Established in 1997, LIGNA consists of media and performance artists Ole Frahm, Michael Hueners and Torsten Michaelsen. The common trait shared by all works by LIGNA is that they regard their audience as a collective of producers. In a temporary association, this can produce unforeseeable, uncontrollable effects that challenge the regulation of a space. One of LIGNA´s models of media usage, the Radio Ballet (invented in 2002), provides radio listeners with choreography of excluded and forbidden gestures in once public, now controlled spaces. Other projects include Radio Concert for 144 mobile phones, which enables radio listeners to participate in a process of collective composition, or The New Man, a theatre play without actors, which engages the audience in a complex gestural interaction.
Interview with LIGNA for Moja Rijeka online magazine
In Rijeka, they will perform “The New Man – four Exercises in Utopian Movements” on September the 6th 2012, 18h, in Hartera, the old papermill in Rijeka.
After the shock of the First World War and the final breakdown of the bourgeois concept of art, very different artists looked for a new function for their art, searching for a new relation to life and society. This modernist impulse is buried under the experience of facism and the repression of stalinism. LIGNA’s performance explores three different positions from Brecht to Charlie Chaplin – with a fourth which cuts across the others.

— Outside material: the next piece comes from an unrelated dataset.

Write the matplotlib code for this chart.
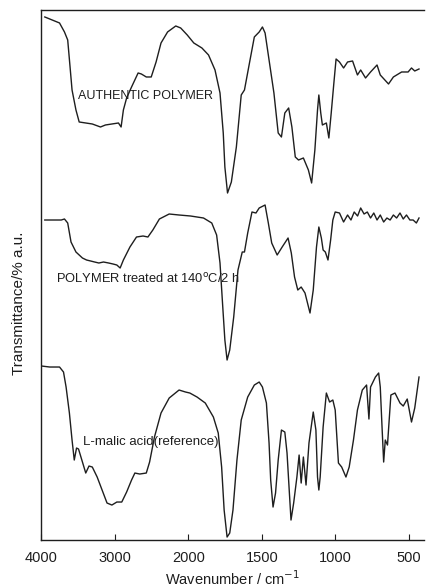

The New Man is a performance without actors and stage. There is nothing to see except for the activity of the visitors. They are listening to a radio play, that not only deals with the four aesthetic positions mentioned above, but proposes gestures and movements according to the different blueprints of the new man. But the audience is not listening to the same things at the same time. It is is split up into four groups. For fifteen minutes each group is listening to one of these positions, then their program is changing and their role is transferred to another group. In the end every group of listeners will have tested and quoted every attitude. They play the same play four times with different roles, being actors and viewers at the same time. The New Man calls for turning the production of gestures and movements into a public, collective affair.